Intervista a Gianluca Favro
L’IMPRESA DI ESSERE CREATIVO
“Un’idea vale 5 centesimi, ma un’idea realizzata può valere 100 milioni”. La lezione l’ha appresa oltre 30 anni fa, in una delle grandi agenzie americane che hanno fatto la storia della pubblicità.
Il pragmatismo anglosassone, rivisitato attraverso il modo di essere italiano e la cultura europea, svela l’equivoco creativo in cui è immersa la comunicazione pubblicitaria, che pare fatta di suggestioni e di persuasioni, più o meno occulte.
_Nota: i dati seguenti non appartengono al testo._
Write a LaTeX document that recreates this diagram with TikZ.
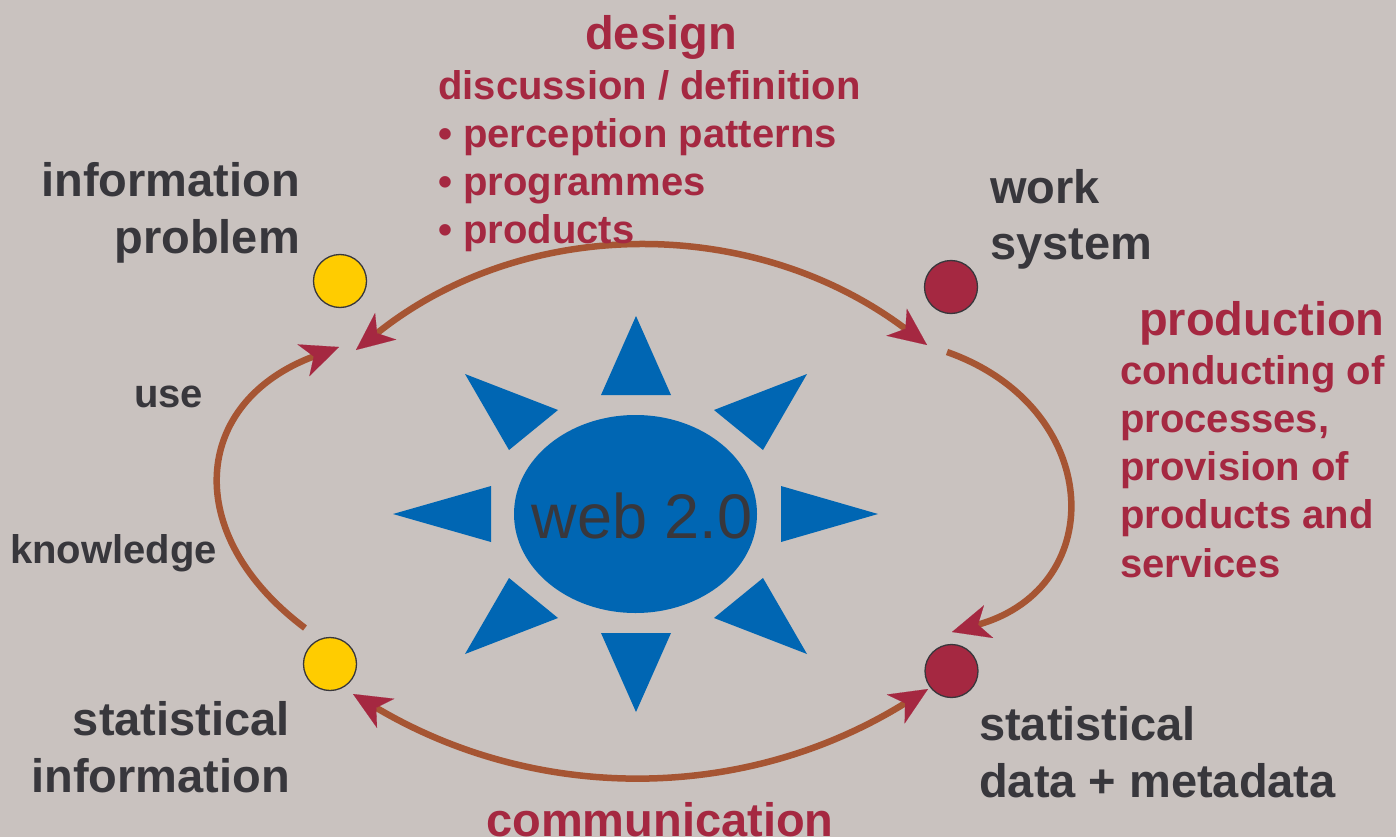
\documentclass[tikz,border=0pt]{standalone}
\usepackage{fontspec}
\setmainfont{Liberation Sans}
\usetikzlibrary{arrows.meta,shapes.geometric}
\definecolor{bg}{HTML}{C9C2BF}
\definecolor{ink}{HTML}{38373C}
\definecolor{crim}{HTML}{A52841}
\definecolor{rust}{HTML}{A65533}
\definecolor{sunblue}{HTML}{0066B3}
\definecolor{sunyellow}{HTML}{FFCC00}
\begin{document}
\begin{tikzpicture}[x=1pt,y=-1pt,
  bigdark/.style={font=\fontsize{47}{57}\selectfont\bfseries, inner sep=0pt, text=ink},
  smalldark/.style={font=\fontsize{40}{48}\selectfont\bfseries, inner sep=0pt, text=ink},
  bigred/.style={font=\fontsize{47}{57}\selectfont\bfseries, inner sep=0pt, text=crim},
  smallred/.style={font=\fontsize{40}{47.7}\selectfont\bfseries, inner sep=0pt, text=crim},
  dot/.style={circle, draw=ink, line width=1.3pt, minimum size=53pt, inner sep=0pt},
  cyc/.style={draw=rust, line width=6.5pt},
  ray/.style={fill=sunblue},
  >={Stealth[length=38pt,width=34pt,inset=11pt,color=crim,line width=0.1pt]}
]
\fill[bg] (0,0) rectangle (1396,837);
\useasboundingbox (0,0) rectangle (1396,837);

% sun rays
\fill[ray] (636,316) -- (671,395) -- (601,395) -- cycle;
\fill[ray] (636,712) -- (671,633) -- (601,633) -- cycle;
\fill[ray] (393,514) -- (491,486) -- (491,542) -- cycle;
\fill[ray] (878,514) -- (781,486) -- (781,542) -- cycle;
\fill[ray] (465,374) -- (558,410) -- (509,450) -- cycle;
\fill[ray] (807,374) -- (714,410) -- (763,450) -- cycle;
\fill[ray] (465,654) -- (558,618) -- (509,578) -- cycle;
\fill[ray] (807,654) -- (714,618) -- (763,578) -- cycle;

% centre
\node[ellipse, fill=sunblue, minimum width=243pt, minimum height=198pt, inner sep=0pt] (sun) at (635.5,514) {};
\node[font=\fontsize{63}{70}\selectfont, text=ink, inner sep=0pt, anchor=base] (web) at (642,538) {web 2.0};

% circles
\node[dot, fill=sunyellow] (infoprob) at (340,281) {};
\node[dot, fill=crim] (worksys) at (951,287) {};
\node[dot, fill=crim] (statdata) at (951.5,671) {};
\node[dot, fill=sunyellow] (statinfo) at (330,664) {};

% connector end points
\coordinate (ta) at (356,350);
\coordinate (tb) at (927,345);
\coordinate (ra) at (947,352);
\coordinate (rb) at (952,632);
\coordinate (ba) at (353,694);
\coordinate (bb) at (928,689);
\coordinate (la) at (305,628);
\coordinate (lb) at (339,347);

\draw[cyc,<->] (ta) .. controls (525,215) and (754,215) .. (tb);
\draw[cyc,->] (ra) .. controls (1103,407) and (1111,587) .. (rb);
\draw[cyc,<->] (ba) .. controls (537,803) and (744,803) .. (bb);
\draw[cyc,->] (la) .. controls (180,534) and (192,402) .. (lb);

% texts (base anchor of a multi-line node = baseline of its last line)
\node[bigred, anchor=base] (design) at (661,50) {design};
\node[smallred, anchor=base west, align=left] (designlist) at (438,243)
  {discussion / definition\\• perception patterns\\• programmes\\• products};
\node[bigdark, anchor=base east, align=right] (infoproblbl) at (300,253) {information\\problem};
\node[bigdark, anchor=base west, align=left, font=\fontsize{47}{56}\selectfont\bfseries] (worksyslbl) at (990,259) {work\\system};
\node[bigred, anchor=base west] (production) at (1139,335) {production};
\node[smallred, anchor=base west, align=left, font=\fontsize{40}{48.2}\selectfont\bfseries] (prodlist) at (1120,577)
  {conducting of\\processes,\\provision of\\products and\\services};
\node[smalldark, anchor=base west] (use) at (134,407) {use};
\node[smalldark, anchor=base west] (knowledge) at (10,563) {knowledge};
\node[bigdark, anchor=base east, align=right] (statinfolbl) at (290,792) {statistical\\information};
\node[bigdark, anchor=base west, align=left] (statdatalbl) at (979,797) {statistical\\data + metadata};
\node[bigred, anchor=base] (communication) at (660,836) {communication};
\end{tikzpicture}
\end{document}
“Non è sempre vero che i fatti valgono più delle parole. A volte le parole sono indispensabili per far accadere le cose”. Gianluca negli anni ha collaborato con ENI, Ferrovie dello Stato, Smart, A2A. Se non fosse stato per l’uso accorto delle parole e per i risultati che queste hanno generato in termini di numeriche nelle vendite, nei bilanci, nelle interazioni, oggi non potrebbe raccontare decine di aneddoti e risvolti legati a lavori e persone, che popolano la sua vita.
“Sono sempre stato un creativo anomalo, appassionato com’ero di ricerche, dati, dettagli pratici della storia delle aziende. Spesso imprenditori e manager si sono trovati spiazzati”. Lo schema e lo stereotipo del pubblicitario bizzarro ed estroso, a cui molto si perdona, perché foriero di colpi di genio improvvisi, mal si adatta alla storia professionale di Gianluca. Appena esce dal circuito delle grandi agenzie per “non dover passare la giornata a parare i colpi alla schiena e la notte a lavorare”, le collaborazioni di maggior soddisfazione sono quelle che nascono nei distretti industriali tipici del modello economico italiano.
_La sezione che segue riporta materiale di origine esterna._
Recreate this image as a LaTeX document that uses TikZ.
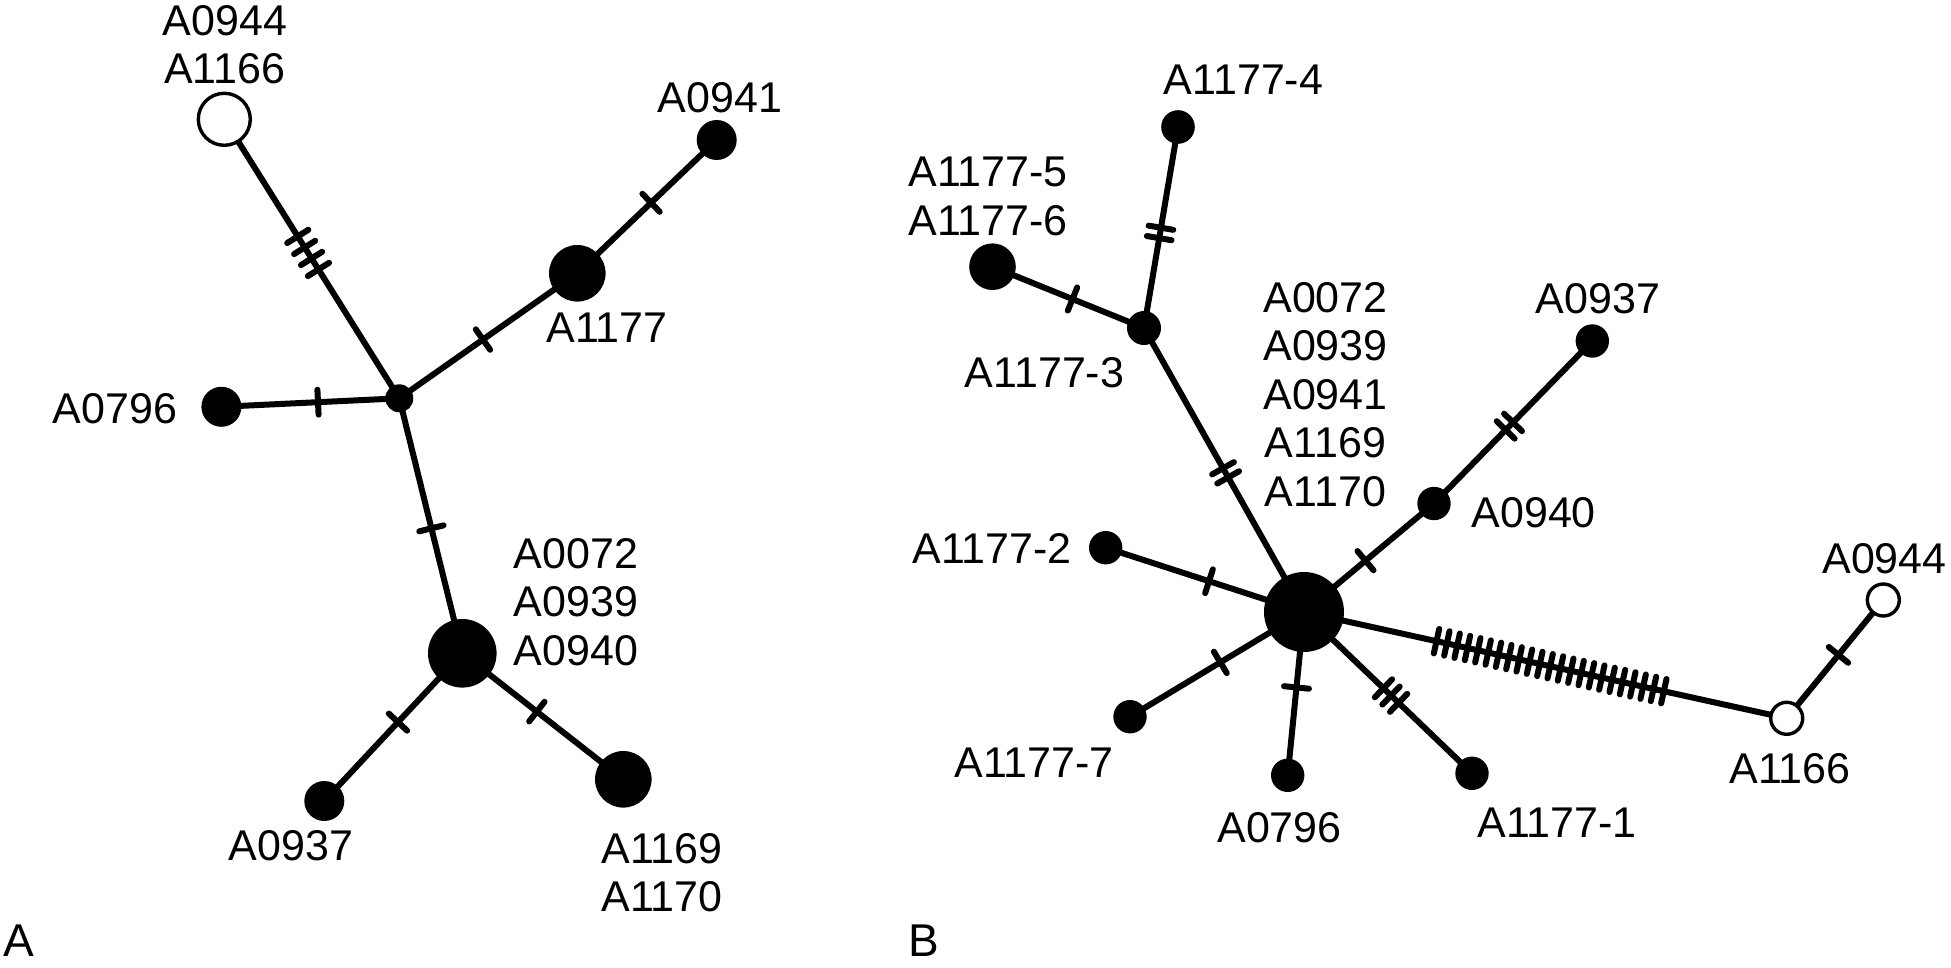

Formidabili produttori veneti di detergenti industriali, nati dall’attività del nonno che vendeva lucido da scarpe. Meravigliosi artigiani del cibo che in Cilento producono conserve di pesce vendute in botteghe gourmet d’Inghilterra. Ingegnosi ragazzi che in una stanza di Torino sviluppano un’applicazione per il turismo inclusivo per i disabili. “Ho potuto vedere e accompagnare veri propri miracoli di creatività, al cui confronto quella della comunicazione che sviluppavo per loro era un’inezia”.
L’irrompere della tecnologia sembra competere più che aiutare l’approccio umanistico, fatto di riferimenti comuni, giochi di parole, trick mentali che “scattano come scintille quando due parole, due concetti sfregano nel cervello e nell’inconscio come pietre focaie”. Invece, per RDLB Milano, sede europea dell’agenzia-boutique che ha sede a Miami, la sfida della transizione tecnologica si gioca su un campo piuttosto inedito rispetto a quello scelto da tante altre agenzie di comunicazione digitale. “Noi amiamo le storie, ci piace narrare. Oggi lo facciamo in partnership con una start up veronese che ha sviluppato una piattaforma per la gestione di seriuos game utilizzati per la formazione, la creazione di cultura aziendale condivisa, il coinvolgimento di clienti e comunità di valore”.
La parola chiave della presenza di RDLB Milano e di Gianluca in Compagnia delle Opere Insubria è racchiusa in questi ultimi due termini. Condividere valori è l’unico modo perché attraverso le relazioni si possano costruire comunità di persone, capaci di creare sinergie professionali, di crescita, educative e di esperienza, che fungano da traino, da scudo, da esempio e stimolo per chi dà loro vita.